EXERCISE BRIEF:
Lines with "Write the TikZ code for this diagram." and "(res) at (953,139.5)" mark the range, both included. Reproduce exactly that stretch, without pictures.

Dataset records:
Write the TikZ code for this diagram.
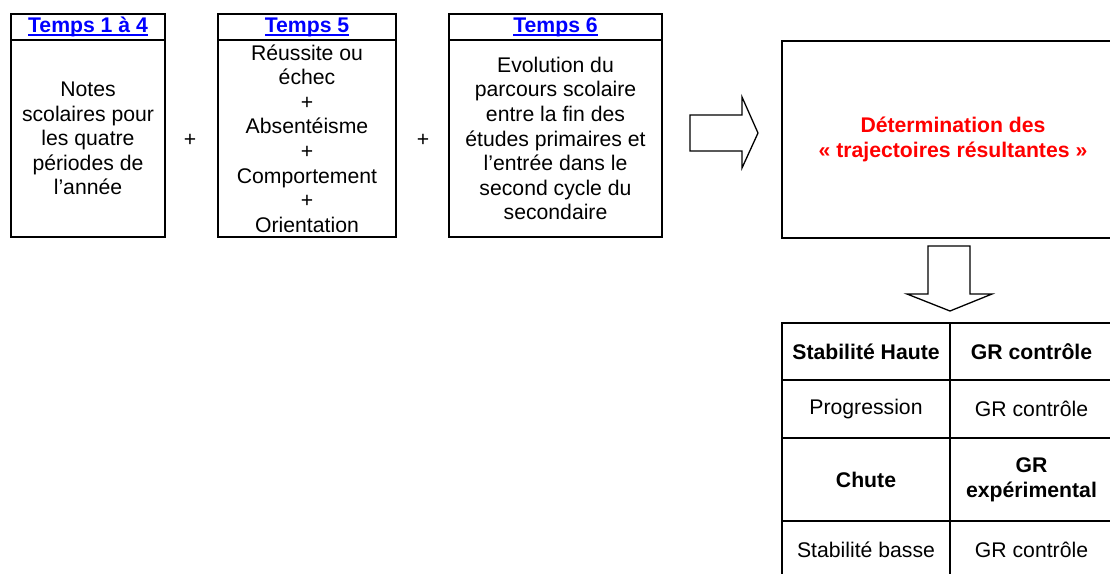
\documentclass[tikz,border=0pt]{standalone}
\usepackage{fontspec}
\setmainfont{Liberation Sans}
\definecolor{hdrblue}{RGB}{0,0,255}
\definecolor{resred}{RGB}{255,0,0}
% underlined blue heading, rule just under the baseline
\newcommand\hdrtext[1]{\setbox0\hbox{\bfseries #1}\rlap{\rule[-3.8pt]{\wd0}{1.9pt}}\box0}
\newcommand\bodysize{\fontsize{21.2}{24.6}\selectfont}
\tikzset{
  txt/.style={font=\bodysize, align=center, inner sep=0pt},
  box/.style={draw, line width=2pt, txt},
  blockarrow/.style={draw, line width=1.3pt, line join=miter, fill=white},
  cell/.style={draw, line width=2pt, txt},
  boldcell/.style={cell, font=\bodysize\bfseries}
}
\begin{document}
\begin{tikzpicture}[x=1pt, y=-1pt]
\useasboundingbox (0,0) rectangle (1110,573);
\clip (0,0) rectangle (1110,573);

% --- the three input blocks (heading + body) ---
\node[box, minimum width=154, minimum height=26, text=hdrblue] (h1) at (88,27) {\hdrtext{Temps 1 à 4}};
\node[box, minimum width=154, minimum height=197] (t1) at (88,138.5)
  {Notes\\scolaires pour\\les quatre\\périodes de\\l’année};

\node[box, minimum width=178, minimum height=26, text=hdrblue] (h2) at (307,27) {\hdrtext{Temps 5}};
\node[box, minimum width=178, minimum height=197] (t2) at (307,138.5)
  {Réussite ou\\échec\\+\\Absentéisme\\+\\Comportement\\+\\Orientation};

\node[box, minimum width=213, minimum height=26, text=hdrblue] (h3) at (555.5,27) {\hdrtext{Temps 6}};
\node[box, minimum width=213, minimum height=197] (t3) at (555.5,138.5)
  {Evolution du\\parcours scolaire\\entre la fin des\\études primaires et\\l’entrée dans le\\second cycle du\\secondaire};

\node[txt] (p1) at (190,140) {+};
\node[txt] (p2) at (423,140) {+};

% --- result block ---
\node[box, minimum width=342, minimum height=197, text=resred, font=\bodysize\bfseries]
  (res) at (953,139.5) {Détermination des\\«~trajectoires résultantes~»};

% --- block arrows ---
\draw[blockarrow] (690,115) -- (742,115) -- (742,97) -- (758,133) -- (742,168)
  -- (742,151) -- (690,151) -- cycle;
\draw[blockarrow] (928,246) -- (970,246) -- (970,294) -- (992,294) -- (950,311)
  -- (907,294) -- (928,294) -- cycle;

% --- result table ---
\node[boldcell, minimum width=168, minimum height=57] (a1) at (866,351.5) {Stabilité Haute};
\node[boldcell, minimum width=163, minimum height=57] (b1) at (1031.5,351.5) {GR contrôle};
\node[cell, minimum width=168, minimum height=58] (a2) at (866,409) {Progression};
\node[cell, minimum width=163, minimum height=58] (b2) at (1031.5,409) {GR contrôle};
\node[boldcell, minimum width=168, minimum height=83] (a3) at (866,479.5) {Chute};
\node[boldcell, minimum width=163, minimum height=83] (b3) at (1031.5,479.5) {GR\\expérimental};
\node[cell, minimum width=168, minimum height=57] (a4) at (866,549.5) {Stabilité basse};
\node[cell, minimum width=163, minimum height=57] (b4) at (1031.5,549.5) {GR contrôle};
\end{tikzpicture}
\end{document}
==
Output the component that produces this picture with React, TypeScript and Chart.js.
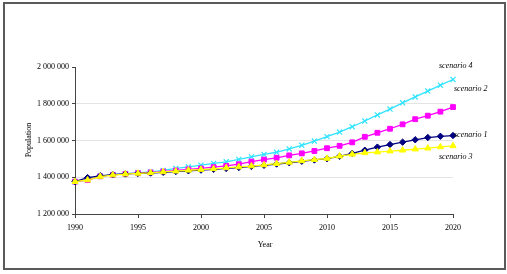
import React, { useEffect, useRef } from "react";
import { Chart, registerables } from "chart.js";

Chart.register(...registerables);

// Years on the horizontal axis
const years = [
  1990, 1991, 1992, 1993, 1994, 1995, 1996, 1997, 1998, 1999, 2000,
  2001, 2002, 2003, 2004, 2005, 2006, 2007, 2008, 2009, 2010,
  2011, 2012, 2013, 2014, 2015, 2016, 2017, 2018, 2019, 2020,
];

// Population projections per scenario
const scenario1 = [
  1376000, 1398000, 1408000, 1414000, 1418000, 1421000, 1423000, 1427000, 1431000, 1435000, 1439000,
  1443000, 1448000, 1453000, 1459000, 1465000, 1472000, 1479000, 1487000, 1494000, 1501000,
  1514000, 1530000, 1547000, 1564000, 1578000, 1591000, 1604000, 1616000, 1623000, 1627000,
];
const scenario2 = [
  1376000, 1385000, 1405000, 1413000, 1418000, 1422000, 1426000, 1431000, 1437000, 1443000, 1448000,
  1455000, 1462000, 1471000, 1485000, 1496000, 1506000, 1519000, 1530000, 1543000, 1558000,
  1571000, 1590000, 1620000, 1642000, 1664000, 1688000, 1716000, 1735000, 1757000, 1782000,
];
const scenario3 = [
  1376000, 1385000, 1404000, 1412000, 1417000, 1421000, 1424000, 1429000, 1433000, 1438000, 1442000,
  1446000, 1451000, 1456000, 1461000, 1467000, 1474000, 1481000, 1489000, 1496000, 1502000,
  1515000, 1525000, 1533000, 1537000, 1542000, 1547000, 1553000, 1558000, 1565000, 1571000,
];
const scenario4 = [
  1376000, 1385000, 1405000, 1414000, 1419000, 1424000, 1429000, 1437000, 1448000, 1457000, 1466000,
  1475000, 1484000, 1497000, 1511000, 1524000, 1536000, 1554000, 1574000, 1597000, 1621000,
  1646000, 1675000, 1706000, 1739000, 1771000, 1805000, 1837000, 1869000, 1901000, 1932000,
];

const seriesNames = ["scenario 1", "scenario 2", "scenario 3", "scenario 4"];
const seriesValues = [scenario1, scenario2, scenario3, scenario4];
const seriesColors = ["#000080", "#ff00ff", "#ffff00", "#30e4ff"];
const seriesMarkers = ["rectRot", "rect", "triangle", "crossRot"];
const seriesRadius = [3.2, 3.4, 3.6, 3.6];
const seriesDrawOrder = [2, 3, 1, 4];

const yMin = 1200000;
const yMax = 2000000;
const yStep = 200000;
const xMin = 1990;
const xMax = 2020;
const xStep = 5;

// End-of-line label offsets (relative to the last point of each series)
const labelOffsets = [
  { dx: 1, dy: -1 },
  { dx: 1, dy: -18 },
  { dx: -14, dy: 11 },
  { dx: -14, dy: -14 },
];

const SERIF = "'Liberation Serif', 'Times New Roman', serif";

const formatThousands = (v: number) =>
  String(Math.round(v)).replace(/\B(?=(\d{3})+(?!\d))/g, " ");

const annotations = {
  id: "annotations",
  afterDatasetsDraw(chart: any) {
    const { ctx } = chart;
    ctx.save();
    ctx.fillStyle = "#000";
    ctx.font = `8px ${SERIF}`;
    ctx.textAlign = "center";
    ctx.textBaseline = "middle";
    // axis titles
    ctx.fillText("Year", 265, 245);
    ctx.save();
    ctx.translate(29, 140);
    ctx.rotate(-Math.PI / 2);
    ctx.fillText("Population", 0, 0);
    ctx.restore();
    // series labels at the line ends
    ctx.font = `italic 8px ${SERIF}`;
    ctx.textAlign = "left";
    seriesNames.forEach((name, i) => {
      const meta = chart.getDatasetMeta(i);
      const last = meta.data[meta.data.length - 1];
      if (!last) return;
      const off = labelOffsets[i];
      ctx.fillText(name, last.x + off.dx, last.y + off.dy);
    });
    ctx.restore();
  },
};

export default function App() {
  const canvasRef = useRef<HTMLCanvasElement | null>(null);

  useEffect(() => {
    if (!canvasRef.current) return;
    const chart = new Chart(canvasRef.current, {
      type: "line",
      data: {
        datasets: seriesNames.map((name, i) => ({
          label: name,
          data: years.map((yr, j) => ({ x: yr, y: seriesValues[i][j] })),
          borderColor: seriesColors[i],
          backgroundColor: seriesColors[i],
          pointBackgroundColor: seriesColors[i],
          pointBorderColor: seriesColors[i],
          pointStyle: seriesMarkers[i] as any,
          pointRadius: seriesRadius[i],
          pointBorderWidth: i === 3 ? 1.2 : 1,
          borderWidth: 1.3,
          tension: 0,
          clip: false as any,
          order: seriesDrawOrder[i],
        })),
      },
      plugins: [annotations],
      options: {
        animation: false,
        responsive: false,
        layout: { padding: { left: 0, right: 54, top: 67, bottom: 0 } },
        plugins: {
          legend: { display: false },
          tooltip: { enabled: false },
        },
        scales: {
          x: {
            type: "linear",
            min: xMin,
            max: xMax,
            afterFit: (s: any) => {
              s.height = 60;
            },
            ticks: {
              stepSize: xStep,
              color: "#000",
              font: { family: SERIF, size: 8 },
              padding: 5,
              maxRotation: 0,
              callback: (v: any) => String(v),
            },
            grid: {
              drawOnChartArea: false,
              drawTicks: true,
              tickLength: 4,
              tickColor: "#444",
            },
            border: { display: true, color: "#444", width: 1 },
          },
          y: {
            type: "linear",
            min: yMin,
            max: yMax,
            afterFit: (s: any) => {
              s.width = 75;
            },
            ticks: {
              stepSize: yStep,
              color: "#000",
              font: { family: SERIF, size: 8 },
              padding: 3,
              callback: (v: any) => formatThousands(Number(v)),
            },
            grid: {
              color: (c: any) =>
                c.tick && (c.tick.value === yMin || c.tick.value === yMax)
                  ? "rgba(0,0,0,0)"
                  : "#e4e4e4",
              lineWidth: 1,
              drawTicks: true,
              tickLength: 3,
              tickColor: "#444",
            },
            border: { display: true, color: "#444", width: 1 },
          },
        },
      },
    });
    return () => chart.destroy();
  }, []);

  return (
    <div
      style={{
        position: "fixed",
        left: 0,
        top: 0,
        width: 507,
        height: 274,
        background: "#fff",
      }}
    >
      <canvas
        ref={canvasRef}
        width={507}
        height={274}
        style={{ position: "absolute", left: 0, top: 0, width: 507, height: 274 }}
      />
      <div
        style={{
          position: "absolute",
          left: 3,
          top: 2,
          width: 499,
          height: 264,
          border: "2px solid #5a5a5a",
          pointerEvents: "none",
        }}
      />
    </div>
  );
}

COMPLETED TASK:
Write the TikZ code for this diagram.
\documentclass[tikz,border=0pt]{standalone}
\usepackage{fontspec}
\setmainfont{Liberation Sans}
\definecolor{hdrblue}{RGB}{0,0,255}
\definecolor{resred}{RGB}{255,0,0}
% underlined blue heading, rule just under the baseline
\newcommand\hdrtext[1]{\setbox0\hbox{\bfseries #1}\rlap{\rule[-3.8pt]{\wd0}{1.9pt}}\box0}
\newcommand\bodysize{\fontsize{21.2}{24.6}\selectfont}
\tikzset{
  txt/.style={font=\bodysize, align=center, inner sep=0pt},
  box/.style={draw, line width=2pt, txt},
  blockarrow/.style={draw, line width=1.3pt, line join=miter, fill=white},
  cell/.style={draw, line width=2pt, txt},
  boldcell/.style={cell, font=\bodysize\bfseries}
}
\begin{document}
\begin{tikzpicture}[x=1pt, y=-1pt]
\useasboundingbox (0,0) rectangle (1110,573);
\clip (0,0) rectangle (1110,573);

% --- the three input blocks (heading + body) ---
\node[box, minimum width=154, minimum height=26, text=hdrblue] (h1) at (88,27) {\hdrtext{Temps 1 à 4}};
\node[box, minimum width=154, minimum height=197] (t1) at (88,138.5)
  {Notes\\scolaires pour\\les quatre\\périodes de\\l’année};

\node[box, minimum width=178, minimum height=26, text=hdrblue] (h2) at (307,27) {\hdrtext{Temps 5}};
\node[box, minimum width=178, minimum height=197] (t2) at (307,138.5)
  {Réussite ou\\échec\\+\\Absentéisme\\+\\Comportement\\+\\Orientation};

\node[box, minimum width=213, minimum height=26, text=hdrblue] (h3) at (555.5,27) {\hdrtext{Temps 6}};
\node[box, minimum width=213, minimum height=197] (t3) at (555.5,138.5)
  {Evolution du\\parcours scolaire\\entre la fin des\\études primaires et\\l’entrée dans le\\second cycle du\\secondaire};

\node[txt] (p1) at (190,140) {+};
\node[txt] (p2) at (423,140) {+};

% --- result block ---
\node[box, minimum width=342, minimum height=197, text=resred, font=\bodysize\bfseries]
  (res) at (953,139.5) {Détermination des\\«~trajectoires résultantes~»};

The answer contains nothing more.